**Your instructions:**
Reproduce the listing below exactly, minus its pictures.
begin Source excerpt
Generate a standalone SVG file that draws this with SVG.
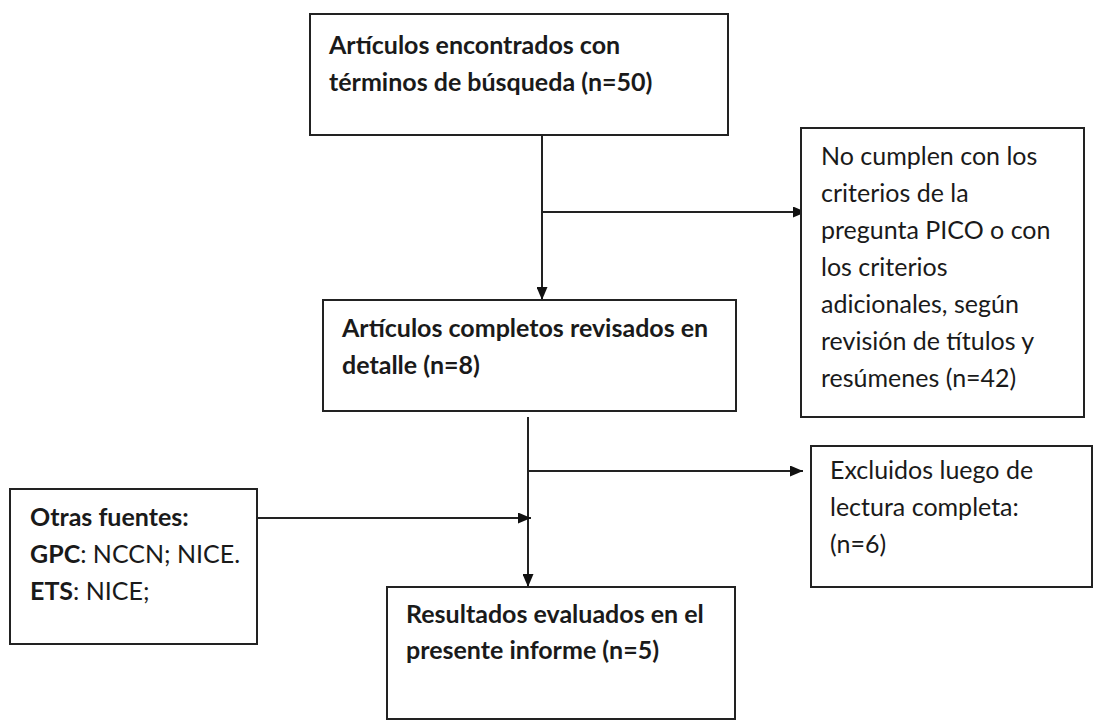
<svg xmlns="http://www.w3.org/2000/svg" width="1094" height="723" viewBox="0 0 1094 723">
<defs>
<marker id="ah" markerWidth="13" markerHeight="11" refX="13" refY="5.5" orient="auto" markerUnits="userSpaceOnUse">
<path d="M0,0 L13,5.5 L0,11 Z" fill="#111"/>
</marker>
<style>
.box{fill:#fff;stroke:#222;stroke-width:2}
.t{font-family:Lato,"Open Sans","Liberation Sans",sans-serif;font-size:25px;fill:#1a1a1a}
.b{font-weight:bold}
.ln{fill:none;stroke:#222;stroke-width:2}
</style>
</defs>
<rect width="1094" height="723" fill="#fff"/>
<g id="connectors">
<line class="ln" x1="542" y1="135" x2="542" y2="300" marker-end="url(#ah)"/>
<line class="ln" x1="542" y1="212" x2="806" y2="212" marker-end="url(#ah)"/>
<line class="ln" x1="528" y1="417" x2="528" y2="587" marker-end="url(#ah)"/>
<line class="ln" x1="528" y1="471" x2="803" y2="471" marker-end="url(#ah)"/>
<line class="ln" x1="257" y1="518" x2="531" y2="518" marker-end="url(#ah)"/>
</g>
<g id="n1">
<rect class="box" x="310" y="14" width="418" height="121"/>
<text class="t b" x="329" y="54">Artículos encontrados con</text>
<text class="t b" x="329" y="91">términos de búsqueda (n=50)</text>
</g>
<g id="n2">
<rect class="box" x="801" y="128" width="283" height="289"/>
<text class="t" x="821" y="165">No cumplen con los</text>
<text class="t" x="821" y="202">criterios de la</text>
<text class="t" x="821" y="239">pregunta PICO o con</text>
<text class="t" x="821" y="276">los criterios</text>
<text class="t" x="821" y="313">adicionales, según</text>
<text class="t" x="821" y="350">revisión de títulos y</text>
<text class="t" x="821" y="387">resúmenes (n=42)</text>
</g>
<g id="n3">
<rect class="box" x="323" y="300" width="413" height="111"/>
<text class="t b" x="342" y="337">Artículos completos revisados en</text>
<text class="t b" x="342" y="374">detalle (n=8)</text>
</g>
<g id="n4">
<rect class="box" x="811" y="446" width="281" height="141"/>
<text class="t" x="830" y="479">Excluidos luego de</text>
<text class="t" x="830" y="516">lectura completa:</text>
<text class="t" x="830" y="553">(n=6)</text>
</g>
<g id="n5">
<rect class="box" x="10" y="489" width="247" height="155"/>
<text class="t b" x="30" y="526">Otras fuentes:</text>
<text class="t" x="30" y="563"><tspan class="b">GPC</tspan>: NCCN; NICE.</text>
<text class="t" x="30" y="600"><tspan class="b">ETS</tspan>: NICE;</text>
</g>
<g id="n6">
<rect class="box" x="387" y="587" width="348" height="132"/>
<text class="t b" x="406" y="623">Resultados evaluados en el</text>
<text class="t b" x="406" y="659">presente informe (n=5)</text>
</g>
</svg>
end Source excerpt
**Response to this task:**
Generate a standalone SVG file that draws this with SVG.
<svg xmlns="http://www.w3.org/2000/svg" width="1094" height="723" viewBox="0 0 1094 723">
<defs>
<marker id="ah" markerWidth="13" markerHeight="11" refX="13" refY="5.5" orient="auto" markerUnits="userSpaceOnUse">
<path d="M0,0 L13,5.5 L0,11 Z" fill="#111"/>
</marker>
<style>
.box{fill:#fff;stroke:#222;stroke-width:2}
.t{font-family:Lato,"Open Sans","Liberation Sans",sans-serif;font-size:25px;fill:#1a1a1a}
.b{font-weight:bold}
.ln{fill:none;stroke:#222;stroke-width:2}
</style>
</defs>
<rect width="1094" height="723" fill="#fff"/>
<g id="connectors">
<line class="ln" x1="542" y1="135" x2="542" y2="300" marker-end="url(#ah)"/>
<line class="ln" x1="542" y1="212" x2="806" y2="212" marker-end="url(#ah)"/>
<line class="ln" x1="528" y1="417" x2="528" y2="587" marker-end="url(#ah)"/>
<line class="ln" x1="528" y1="471" x2="803" y2="471" marker-end="url(#ah)"/>
<line class="ln" x1="257" y1="518" x2="531" y2="518" marker-end="url(#ah)"/>
</g>
<g id="n1">
<rect class="box" x="310" y="14" width="418" height="121"/>
<text class="t b" x="329" y="54">Artículos encontrados con</text>
<text class="t b" x="329" y="91">términos de búsqueda (n=50)</text>
</g>
<g id="n2">
<rect class="box" x="801" y="128" width="283" height="289"/>
<text class="t" x="821" y="165">No cumplen con los</text>
<text class="t" x="821" y="202">criterios de la</text>
<text class="t" x="821" y="239">pregunta PICO o con</text>
<text class="t" x="821" y="276">los criterios</text>
<text class="t" x="821" y="313">adicionales, según</text>
<text class="t" x="821" y="350">revisión de títulos y</text>
<text class="t" x="821" y="387">resúmenes (n=42)</text>
</g>
<g id="n3">
<rect class="box" x="323" y="300" width="413" height="111"/>
<text class="t b" x="342" y="337">Artículos completos revisados en</text>
<text class="t b" x="342" y="374">detalle (n=8)</text>
</g>
<g id="n4">
<rect class="box" x="811" y="446" width="281" height="141"/>
<text class="t" x="830" y="479">Excluidos luego de</text>
<text class="t" x="830" y="516">lectura completa:</text>
<text class="t" x="830" y="553">(n=6)</text>
</g>
<g id="n5">
<rect class="box" x="10" y="489" width="247" height="155"/>
<text class="t b" x="30" y="526">Otras fuentes:</text>
<text class="t" x="30" y="563"><tspan class="b">GPC</tspan>: NCCN; NICE.</text>
<text class="t" x="30" y="600"><tspan class="b">ETS</tspan>: NICE;</text>
</g>
<g id="n6">
<rect class="box" x="387" y="587" width="348" height="132"/>
<text class="t b" x="406" y="623">Resultados evaluados en el</text>
<text class="t b" x="406" y="659">presente informe (n=5)</text>
</g>
</svg>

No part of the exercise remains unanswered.